Devastating circumstances for many children

The World Health Organization (WHO) estimates that there are between 500 and 650 million people on earth who have disabilities. Furthermore, the WHO estimated that around 10% of the world’s children live with sensory, intellectual or mental health impairment. About 80% of those children and young people reside in third world countries.

According to the last national census, there are about 200 000 children with disabilities under the age of 10 in South Africa, and another 300 000 between 10 and 20 years of age.
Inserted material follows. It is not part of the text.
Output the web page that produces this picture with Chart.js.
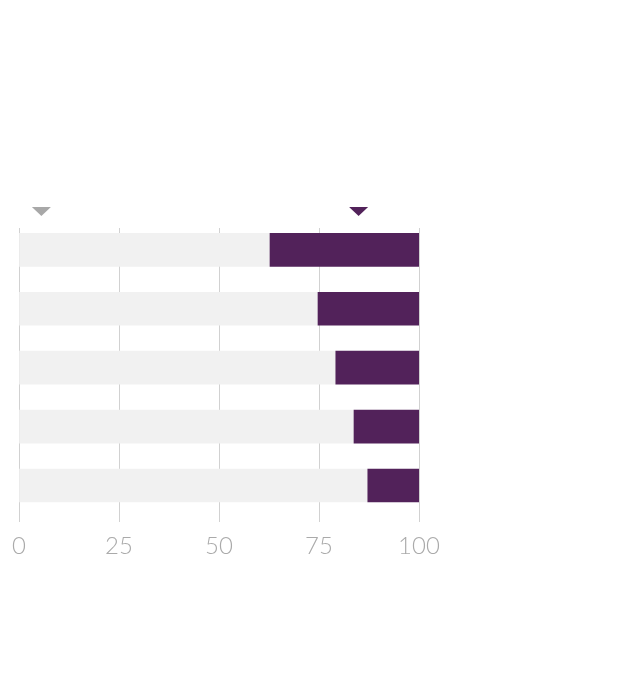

Child disability is a neglected and serious national problem, yet the scale of the problem is poorly documented and hence not represented on a policy and services level.

There is consensus that there are close to 600 000 children with disabilities of school going age who are out of school and hence are being denied their constitutional right to a basic education

Parenting children with disabilities is an extremely expensive endeavour with often devastating financial implications for families and even more so for families from poor communities who are already subjected to conditions of deprivation. The needs of a family caring for a child with disabilities extend well beyond food, clothing and housing. Thus day care centres for children with disabilities are immensely needed to allow the child’s parent or caregiver, who is often also the family breadwinner, to use the time when their child is being cared for to source income to sustain their household.

The NCPPDSA, the national NGO for the promotion and protection of the rights of persons with physical disabilities, believes that society’s knowledge and understanding of disability issues is directly related to the level of responsiveness to the needs and rights, and social inclusion, of persons with disabilities.